Online holiday shopping come and gone?

Last-minute shopping online may prove limited for customers looking to receive gifts by Dec. 25, as many online stores warn shoppers of early delivery deadlines.

4 min read
Attention, last-minute holiday shoppers: It may already be too late to buy many of your gifts online.

Wal-Mart's Web store and Toysrus.com have posted disclaimers on their sites saying they can't promise items ordered now will be delivered in time for Christmas. eToys says that orders placed through its Web store after tonight must be express shipped to make it to customers by Dec. 24.

In addition, customers who place orders on Amazon.com, Target.com, Macys.com and Buy.com after tomorrow will have to request second-day or express shipping if they want to receive their packages before Christmas.

"We expected e-tailers to shut down (holiday sales) later this week," Seema Williams, an e-commerce analyst at Forrester Research, said in an interview. "This is happening a little bit earlier than expected."

The soon-to-expire shipping deadlines come as some e-tailers are already fighting to shore up depleting inventories. Online toy stores such as Amazon.com and KBkids.com are already out of some of the season's hottest toys, including the Amazing Ally doll and select Pokemon games for Nintendo's Game Boy.

Forrester Research estimates that 8.6 million households will shop online this holiday season, spending roughly $4 billion, up from $1.5 billion last year, making this a record holiday shopping season online. But industry analysts say last-minute shoppers could be disappointed by the lack of choices online, and e-tailers could miss out on significant holiday sales.

"For the last-minute shopper, many online sites may not provide the solution they need, and they will likely turn to traditional retailers," Liz Leonard, e-commerce analyst with Gomez Advisors, said in an interview.

For its part, Wal-Mart placed a shipping warning on its site late last week, apologizing to customers for "any inconvenience." Company spokeswoman Melissa Berryhill said the company's note marked good customer service.

"We felt we owed it to our customers to be honest with them," Berryhill said. "We didn't want to mislead them or let them down."

Toysrus.com stopped accepting Christmas orders for standard delivery Friday, and it will stop accepting express orders today. A Toysrus.com representative said the company's holiday sales have been far greater than its expectations, and it wanted to make sure that customers who had already placed orders got them in time for Christmas.

"We pretty much have made a long-term business decision to honor our existing customers' orders, instead of flooding ourselves with orders that we can't meet," the representative said. "We'd rather forego the extra revenue and make sure everyone's happy."
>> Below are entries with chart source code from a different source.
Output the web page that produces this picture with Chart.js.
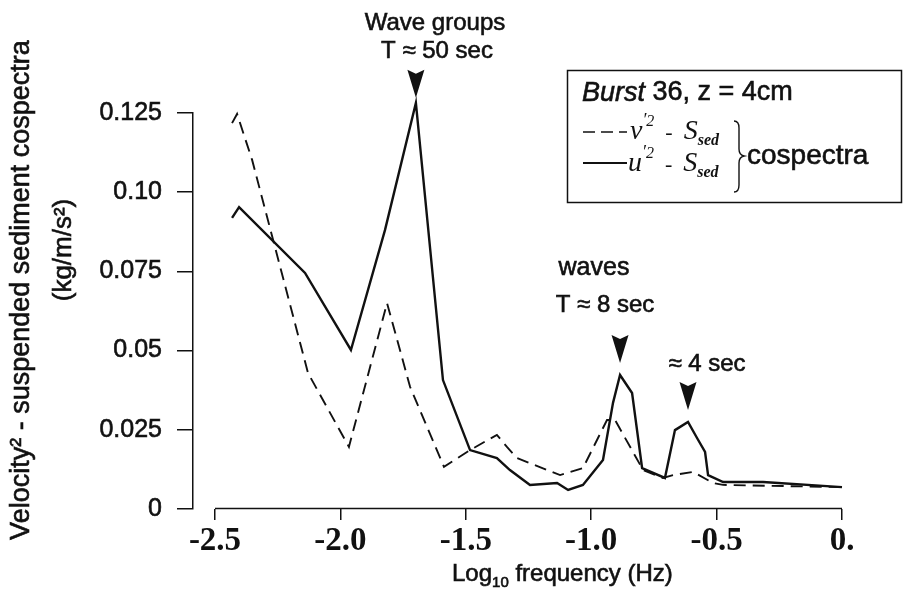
<!DOCTYPE html>
<html>
<head>
<meta charset="utf-8">
<script src="https://cdn.jsdelivr.net/npm/chart.js@4"></script>
<style>
  html, body { margin: 0; padding: 0; background: #fff; }
  #chart { display: block; }
</style>
</head>
<body>
<canvas id="chart" width="910" height="592"></canvas>
<script>
// cospectra: log10 frequency (Hz) vs kg/m/s^2
const vLogF = [-2.432, -2.412, -2.352, -2.129, -1.966, -1.814, -1.722, -1.587, -1.483, -1.376, -1.336, -1.296,
               -1.124, -1.033, -0.937, -0.905, -0.793, -0.714, -0.674, -0.594, -0.514, -0.474, 0.0];
const vCospec = [0.1218, 0.1247, 0.1102, 0.0429, 0.0196, 0.0650, 0.0385, 0.0133, 0.0186, 0.0234, 0.0196, 0.0161,
                 0.0107, 0.0129, 0.0281, 0.0281, 0.0123, 0.0098, 0.0107, 0.0117, 0.0082, 0.0076, 0.0069];
const uLogF = [-2.432, -2.404, -2.141, -1.958, -1.822, -1.699, -1.591, -1.483, -1.376, -1.324, -1.244, -1.136,
               -1.092, -1.033, -0.953, -0.913, -0.885, -0.837, -0.797, -0.706, -0.666, -0.614, -0.578, -0.546,
               -0.534, -0.474, -0.315, 0.0];
const uCospec = [0.0919, 0.0953, 0.0745, 0.0502, 0.0881, 0.1282, 0.0407, 0.0186, 0.0161, 0.0123, 0.0076, 0.0082,
                 0.0060, 0.0076, 0.0155, 0.0335, 0.0423, 0.0366, 0.0129, 0.0098, 0.0249, 0.0275, 0.0224, 0.0180,
                 0.0107, 0.0085, 0.0085, 0.0069];
const xTicks = [-2.5, -2.0, -1.5, -1.0, -0.5, 0];
const xTickLabels = ["-2.5", "-2.0", "-1.5", "-1.0", "-0.5", "0."];
const yTicks = [0, 0.025, 0.05, 0.075, 0.1, 0.125];
const yTickLabels = ["0", "0.025", "0.05", "0.075", "0.10", "0.125"];
// u-series peaks that get an arrow (wave groups, 8 s waves, 4 s waves)
const peakIdx = [5, 16, 21];

const ink = "#111";
const SANS = "'Liberation Sans', Arial, sans-serif";
const SERIF = "'Liberation Serif', 'Times New Roman', serif";

// scanned print looks heavier than plain regular weight, so give text a thin outline
function text(ctx, s, x, y, font, align) {
  ctx.font = font;
  ctx.textAlign = align || "center";
  ctx.textBaseline = "middle";
  ctx.lineWidth = 0.6;
  ctx.fillText(s, x, y);
  ctx.strokeText(s, x, y);
}

function seriesLabel(ctx, base, x, yb) {
  const parts = [
    [base, "italic 28px " + SERIF, 0],
    ["\u2032", "italic 18px " + SERIF, -13],
    ["2", "italic 16px " + SERIF, -13],
    ["  -  ", "22px " + SERIF, 0],
    ["S", "italic 28px " + SERIF, 0],
    ["sed", "bold italic 16px " + SERIF, 6],
  ];
  ctx.textAlign = "left";
  ctx.textBaseline = "alphabetic";
  for (const [s, f, dy] of parts) {
    ctx.font = f;
    ctx.fillText(s, x, yb + dy);
    x += ctx.measureText(s).width;
  }
}

const annotate = {
  id: "annotate",
  beforeDraw(chart) {
    const ctx = chart.ctx;
    ctx.save();
    ctx.fillStyle = "#fff";
    ctx.fillRect(0, 0, chart.width, chart.height);
    ctx.restore();
  },
  afterDraw(chart) {
    const { ctx, scales: { x, y } } = chart;
    ctx.save();
    ctx.fillStyle = ink;
    ctx.strokeStyle = ink;

    // x axis line only spans the labelled range
    ctx.lineWidth = 1.5;
    ctx.beginPath();
    ctx.moveTo(x.getPixelForValue(xTicks[0]), y.bottom - 0.5);
    ctx.lineTo(x.getPixelForValue(xTicks[xTicks.length - 1]), y.bottom - 0.5);
    ctx.stroke();

    // axis titles
    ctx.save();
    ctx.translate(22, 290);
    ctx.rotate(-Math.PI / 2);
    text(ctx, "Velocity\u00B2 - suspended sediment cospectra", 0, 0, "27px " + SANS);
    ctx.restore();
    ctx.save();
    ctx.translate(64, 250);
    ctx.rotate(-Math.PI / 2);
    text(ctx, "(kg/m/s\u00B2)", 0, 0, "26px " + SANS);
    ctx.restore();

    let tx = 452;
    text(ctx, "Log", tx, 574, "24px " + SANS, "left");
    tx += ctx.measureText("Log").width;
    text(ctx, "10", tx, 583, "15px " + SANS, "left");
    tx += ctx.measureText("10").width;
    text(ctx, " frequency (Hz)", tx, 574, "24px " + SANS, "left");

    // arrows over the peaks
    const gaps = [5, 12, 12];
    peakIdx.forEach((k, i) => {
      const px = x.getPixelForValue(uLogF[k]);
      const tip = y.getPixelForValue(uCospec[k]) - gaps[i];
      ctx.beginPath();
      ctx.moveTo(px, tip);
      ctx.lineTo(px - 8.5, tip - 28);
      ctx.lineTo(px, tip - 24);
      ctx.lineTo(px + 8.5, tip - 28);
      ctx.closePath();
      ctx.fill();
    });

    text(ctx, "Wave groups", 435, 23, "24px " + SANS);
    text(ctx, "T \u2248 50 sec", 437, 51, "24px " + SANS);
    text(ctx, "waves", 594, 268, "25px " + SANS);
    text(ctx, "T \u2248 8 sec", 605, 305, "24px " + SANS);
    text(ctx, "\u2248 4 sec", 707, 364, "24px " + SANS);

    // legend box
    ctx.lineWidth = 1.5;
    ctx.strokeRect(567.5, 70.5, 334, 132);
    ctx.font = "italic 27px " + SANS;
    const bw = ctx.measureText("Burst").width;
    text(ctx, "Burst", 582, 93, "italic 27px " + SANS, "left");
    text(ctx, " 36, z = 4cm", 582 + bw, 93, "27px " + SANS, "left");

    ctx.lineWidth = 1.6;
    ctx.setLineDash([12, 6]);
    ctx.beginPath();
    ctx.moveTo(583, 132);
    ctx.lineTo(627, 132);
    ctx.stroke();
    ctx.setLineDash([]);
    ctx.lineWidth = 2;
    ctx.beginPath();
    ctx.moveTo(583, 163);
    ctx.lineTo(627, 163);
    ctx.stroke();
    seriesLabel(ctx, "v", 630, 139);
    seriesLabel(ctx, "u", 628, 171);

    // brace
    ctx.lineWidth = 1.4;
    ctx.beginPath();
    ctx.moveTo(734, 121);
    ctx.quadraticCurveTo(739, 121, 739, 128);
    ctx.lineTo(739, 149);
    ctx.quadraticCurveTo(739, 155, 744, 156);
    ctx.quadraticCurveTo(739, 157, 739, 163);
    ctx.lineTo(739, 185);
    ctx.quadraticCurveTo(739, 192, 734, 192);
    ctx.stroke();
    text(ctx, "cospectra", 747, 156, "28px " + SANS, "left");

    ctx.restore();
  }
};

const toPoints = (xs, ys) => xs.map((v, i) => ({ x: v, y: ys[i] }));

new Chart(document.getElementById("chart"), {
  type: "scatter",
  data: {
    datasets: [
      {
        label: "v'2 - S_sed",
        data: toPoints(vLogF, vCospec),
        showLine: true,
        borderColor: ink,
        borderWidth: 1.9,
        borderDash: [12, 7],
        pointRadius: 0,
        tension: 0,
        clip: false,
      },
      {
        label: "u'2 - S_sed",
        data: toPoints(uLogF, uCospec),
        showLine: true,
        borderColor: ink,
        borderWidth: 2.4,
        pointRadius: 0,
        tension: 0,
        clip: false,
      },
    ],
  },
  options: {
    responsive: false,
    animation: false,
    layout: { padding: { top: 113, right: 68, left: 0, bottom: 0 } },
    plugins: { legend: { display: false }, tooltip: { enabled: false } },
    scales: {
      x: {
        type: "linear",
        min: -2.5877,
        max: 0,
        afterBuildTicks: (s) => { s.ticks = xTicks.map((v) => ({ value: v })); },
        afterFit: (s) => { s.height = 83; },
        grid: { drawOnChartArea: false, drawTicks: true, tickLength: 11, color: ink, lineWidth: 1.5 },
        border: { display: false },
        ticks: {
          color: ink,
          padding: 2,
          maxRotation: 0,
          autoSkip: false,
          font: { family: SERIF, size: 33, weight: "bold" },
          callback: (v) => xTickLabels[xTicks.indexOf(v)],
        },
      },
      y: {
        min: 0,
        max: 0.125,
        afterBuildTicks: (s) => { s.ticks = yTicks.map((v) => ({ value: v })); },
        afterFit: (s) => { s.width = 193; },
        grid: { drawOnChartArea: false, drawTicks: true, tickLength: 16, color: ink, lineWidth: 1.5 },
        border: { display: true, color: ink, width: 1.5 },
        ticks: {
          color: ink,
          padding: 15,
          textStrokeColor: ink,
          textStrokeWidth: 0.6,
          font: { family: SANS, size: 25 },
          callback: (v) => yTickLabels[yTicks.indexOf(v)],
        },
      },
    },
  },
  plugins: [annotate],
});
</script>
</body>
</html>
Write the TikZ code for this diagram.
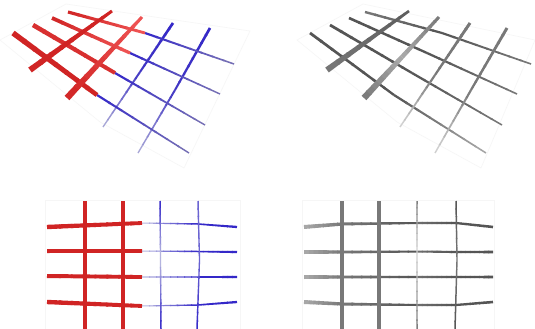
\documentclass[tikz,border=0pt]{standalone}
\usetikzlibrary{calc}
\definecolor{rd}{RGB}{208,36,36}
\definecolor{rdl}{RGB}{240,85,85}
\definecolor{bl}{RGB}{52,40,200}
\definecolor{blf}{RGB}{120,115,180}
\definecolor{blff}{RGB}{190,190,225}
\definecolor{gd}{RGB}{85,85,85}
\definecolor{gm}{RGB}{120,120,120}
\definecolor{gl}{RGB}{170,170,170}
\definecolor{gff}{RGB}{215,215,215}
\tikzset{plane/.style={draw=gray!7,line width=0.6pt}}
% tapered bar from #1 to #2, widths #3 -> #4, colour #5 -> #6
\newcommand\gbar[6]{%
 \foreach \i in {0,...,7}{%
  \pgfmathsetmacro\ta{\i/8}%
  \pgfmathsetmacro\tb{min(1,(\i+1)/8+0.02)}%
  \pgfmathsetmacro\wa{(#3+(#4-#3)*\ta)/2}%
  \pgfmathsetmacro\wb{(#3+(#4-#3)*\tb)/2}%
  \pgfmathtruncatemacro\pc{100-100*(\i+0.5)/8}%
  \coordinate (pa) at ($(#1)!\ta!(#2)$);%
  \coordinate (pb) at ($(#1)!\tb!(#2)$);%
  \fill[#5!\pc!#6] ($(pa)!\wa pt!90:(pb)$) -- ($(pb)!\wb pt!-90:(pa)$) -- ($(pb)!\wb pt!90:(pa)$) -- ($(pa)!\wa pt!-90:(pb)$) -- cycle;%
 }}
\begin{document}
\begin{tikzpicture}[x=1pt,y=-1pt]
\useasboundingbox (0,0) rectangle (535,329);
\fill[white] (0,0) rectangle (535,329);
% ---------------- top left ----------------
\draw[plane] (0,40) -- (100,122) -- (184,168) -- (250,31) -- (66,4) -- cycle;
% blue verticals
\gbar{103,127}{140,72}{1.3}{2}{blff}{bl!80!blf}
\gbar{140,72}{173,23}{2}{2.7}{bl!80!blf}{bl}
\gbar{138,153}{175,90}{1.3}{2}{blff}{bl!80!blf}
\gbar{175,90}{210,28}{2}{2.7}{bl!80!blf}{bl}
% blue horizontals
\gbar{97,95}{189,153}{2.2}{1.4}{bl}{blf}
\gbar{115,73}{205,125}{2.2}{1.4}{bl}{blf}
\gbar{130,53}{220,94}{2.2}{1.4}{bl}{blf}
\gbar{145,33}{234,64}{2.2}{1.5}{bl}{blf}
% red horizontals
\gbar{13,33}{97,95}{5.5}{4.5}{rd}{rd}
\gbar{33,25}{115,73}{4.6}{3.8}{rd}{rd!75!rdl}
\gbar{52,18}{130,53}{3.8}{3.2}{rd}{rdl}
\gbar{68,12}{145,33}{3.2}{2.8}{rd}{rdl}
% red verticals
\gbar{30,70}{112,11}{6}{3}{rd}{rd}
\gbar{67,98}{142,17}{6.5}{3}{rd}{rdl}
% ---------------- top right ----------------
\draw[plane] (297,40) -- (397,122) -- (481,168) -- (535,40) -- (363,4) -- cycle;
\gbar{310,33}{394,95}{2.8}{2.3}{gd}{gd}
\gbar{394,95}{486,153}{2.3}{1.5}{gd}{gl}
\gbar{330,25}{412,73}{2.8}{2.3}{gd}{gd}
\gbar{412,73}{502,125}{2.3}{1.5}{gd}{gm}
\gbar{349,18}{427,53}{2.6}{2.3}{gd}{gd}
\gbar{427,53}{517,94}{2.3}{1.6}{gd}{gm}
\gbar{365,12}{442,33}{2.4}{2.2}{gm}{gd}
\gbar{442,33}{531,64}{2.2}{1.6}{gd}{gm}
% grey verticals
\gbar{327,70}{409,11}{6}{2.6}{gm}{gd!80!gm}
\gbar{364,98}{402,57}{6.5}{4.5}{gm}{gl}
\gbar{402,57}{439,17}{4.5}{3}{gl}{gm}
\gbar{400,127}{435,75}{1.4}{2.2}{gff}{gm}
\gbar{435,75}{470,23}{2.2}{3}{gm}{gm}
\gbar{435,153}{471,90}{1.4}{2.2}{gff}{gm}
\gbar{471,90}{507,28}{2.2}{3}{gm}{gm}
% ---------------- bottom left ----------------
\draw[plane] (45,335) -- (45,200) -- (240,200) -- (240,335);
% blue horizontals
\gbar{142,223}{198,224}{1}{1.5}{blff}{bl}
\gbar{198,224}{237,227}{1.5}{2.3}{bl}{bl}
\gbar{142,251}{198,251.5}{1}{1.5}{blff}{bl}
\gbar{198,251.5}{237,252}{1.5}{2.3}{bl}{bl}
\gbar{142,277}{198,277}{1}{1.5}{blff}{bl}
\gbar{198,277}{237,277}{1.5}{2.3}{bl}{bl}
\gbar{142,306}{198,305}{1}{1.5}{blff}{bl}
\gbar{198,305}{237,302}{1.5}{2.3}{bl}{bl}
% blue verticals
\gbar{160,201}{160.5,258}{1.5}{1.3}{bl}{blff}
\gbar{160.5,258}{161,329}{1.3}{1.5}{blff}{bl}
\gbar{198,201}{199.5,260}{1.5}{1.3}{bl}{bl!60!blff}
\gbar{199.5,260}{197,329}{1.3}{1.5}{bl!60!blff}{bl}
% red horizontals
\gbar{47,227}{142,223}{4.4}{3.8}{rd}{rd}
\gbar{47,251}{142,251}{4}{3.8}{rd}{rd}
\gbar{47,276}{142,277}{4}{3.8}{rd}{rd}
\gbar{47,302}{142,306}{4.4}{3.8}{rd}{rd}
% red verticals
\gbar{85,201}{85,329}{4.4}{4.4}{rd}{rd}
\gbar{123,201}{123,329}{4.4}{4.4}{rd}{rd}
% ---------------- bottom right ----------------
\draw[plane] (302,335) -- (302,200) -- (494,200) -- (494,335);
\foreach \y/\ya/\yb/\yc/\yd in {227/224/223/223/227, 252/252/251.5/252/252, 277/277/277/277/277, 302/304/305/305/302}{
 \gbar{304,\y}{342,\ya}{4}{3.2}{gl}{gm}
 \gbar{342,\ya}{417,\yb}{3}{2}{gm}{gd}
 \gbar{417,\yb}{456,\yc}{2}{2.2}{gd!70!gl}{gd}
 \gbar{456,\yc}{493,\yd}{2.2}{2.6}{gd}{gd}
}
\gbar{342,201}{342,329}{4.6}{4.6}{gm}{gm}
\gbar{379,201}{379,329}{4.6}{4.6}{gm}{gm}
\gbar{417,201}{417,252}{1.5}{1.3}{gm}{gff}
\gbar{417,252}{417,329}{1.3}{1.5}{gff}{gm}
\gbar{456,201}{457,260}{1.5}{1.4}{gd}{gm}
\gbar{457,260}{455,329}{1.4}{1.5}{gm}{gd}
\end{tikzpicture}
\end{document}
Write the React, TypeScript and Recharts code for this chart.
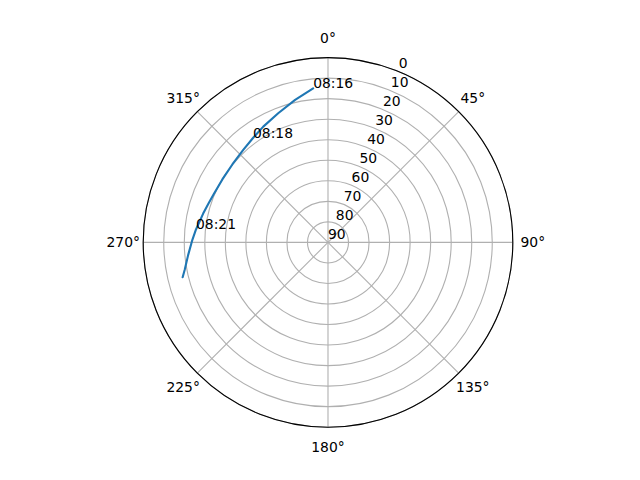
import { RadarChart, Radar, PolarGrid, PolarAngleAxis, PolarRadiusAxis } from 'recharts';

const FONT = '"DejaVu Sans", sans-serif';

// pass track: azimuth (deg, clockwise from north) and elevation (deg)
const azimuth = [354.5, 347.0, 338.9, 330.8, 324.3, 317.5, 309.3, 300.8, 292.8, 288.0, 283.0, 275.6, 271.0, 264.8, 259.1, 256.5];
const elevation = [14.6, 18.8, 22.6, 25.4, 27.4, 28.9, 29.9, 30.1, 29.6, 28.8, 27.6, 25.4, 23.9, 21.6, 18.9, 17.2];
const timeLabels = ['08:16', '', '', '', '08:18', '', '', '', '', '', '', '08:21', '', '', '', ''];

const angleTicks = [0, 45, 90, 135, 180, 225, 270, 315];
const radiusTicks = [0, 10, 20, 30, 40, 50, 60, 70, 80, 90];

// radius plotted as zenith distance so 90° elevation sits in the middle
const track = azimuth.map((az, i) => ({ az, zenith: 90 - elevation[i], time: timeLabels[i] }));
// Radar always closes its polygon, so walk the track back over itself (unlabelled)
// so the closing segment lies on top of the line instead of cutting across
const data = [
  ...track,
  ...track.slice(1, -1).reverse().map((p) => ({ ...p, time: '' })),
];

function AngleTick(props: any) {
  const { x, y, payload } = props;
  return (
    <text x={x} y={y} dy={5} textAnchor="middle" fontSize={13.9} fill="#000" fontFamily={FONT}>
      {payload.value}°
    </text>
  );
}

function RadiusTick(props: any) {
  const { x, y, payload } = props;
  return (
    <text x={x} y={y - 3.3} textAnchor="start" fontSize={13.9} fill="#000" fontFamily={FONT}>
      {90 - payload.value}
    </text>
  );
}

function TimeLabel(props: any) {
  const entry = props.payload?.payload ?? props.payload;
  if (!entry || !entry.time || !Number.isFinite(props.cx)) return null;
  return (
    <text key={props.index} x={props.cx} y={props.cy} textAnchor="start" fontSize={13.9} fill="#000" fontFamily={FONT}>
      {entry.time}
    </text>
  );
}

export default function App() {
  return (
    <div style={{ position: 'absolute', left: 0, top: 0, width: 640, height: 480, background: '#fff' }}>
      <RadarChart
        width={640}
        height={480}
        data={data}
        cx={328}
        cy={242.4}
        outerRadius={184.8}
        startAngle={90}
        endAngle={-270}
        margin={{ top: 0, right: 0, bottom: 0, left: 0 }}
        style={{ fontFamily: FONT }}
      >
        <PolarGrid gridType="circle" stroke="#b0b0b0" strokeWidth={1.1} />
        <PolarAngleAxis
          dataKey="az"
          type="number"
          domain={[0, 360]}
          ticks={angleTicks}
          tick={AngleTick}
          tickLine={false}
          tickSize={20}
          stroke="#000"
          axisLine={{ stroke: '#000', strokeWidth: 1.1 }}
          axisLineType="circle"
        />
        <PolarRadiusAxis
          angle={67.5}
          type="number"
          domain={[0, 90]}
          ticks={radiusTicks}
          tick={RadiusTick}
          axisLine={false}
        />
        <Radar
          dataKey="zenith"
          stroke="#1f77b4"
          strokeWidth={2.1}
          strokeLinejoin="round"
          fill="none"
          fillOpacity={0}
          dot={TimeLabel}
          isAnimationActive={false}
        />
      </RadarChart>
    </div>
  );
}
Early shipping deadlines may have more to do with fulfillment systems at many of the online retailers than any problems with shippers such as FedEx or UPS. Some Web stores have been so inundated with orders that they are having trouble simply putting products into boxes and getting them ready to ship.

"In many cases, the demand is there, but the supply is not nearly ready to accommodate the demand," said Mike May, digital commerce analyst with Jupiter Communications.

Gomez's Leonard applauded sites for letting customers know about their shipping deadlines, saying that it was an improvement from past practices. The worst thing a site could do is to promise prompt delivery for Christmas and then not do so, she said.

"Consumers across the board will value knowing up front whether a product is or is not available" in time for Christmas, Leonard said.

But Leonard and others said sites could disappoint last-minute shoppers. "If anything, the consumers that ended up being turned away may be turned off to online shopping next holiday season," Williams said.

And May said that sites that can't cater to last-minute shoppers are going to be missing out. "Sites that have to effectively shut down well before the holidays are leaving money on the table," he said.

Despite the impending shipping deadlines, online shoppers aren't completely out of options. Some e-tailers such as same-day delivery service Kozmo.com will accept last-minute orders. Others including Land's End allow customers to place orders up until Dec. 22 for Christmas delivery. Online gift site Red Envelope says it will take orders placed on its 911 Gifts store on Dec. 23 until midnight, and will deliver them by noon on Christmas Eve.

E-tail giant Amazon has a range of deadlines for its shipments. The leading e-tailer says that items that are available in one to two weeks can no longer be shipped in time for Christmas. Items that are available in two to three days will be shipped in time for Christmas only if they are sent via second-day or next-day air. The company says items that are available within 24 hours can be sent via standard shipping until tomorrow and still arrive by Dec. 24.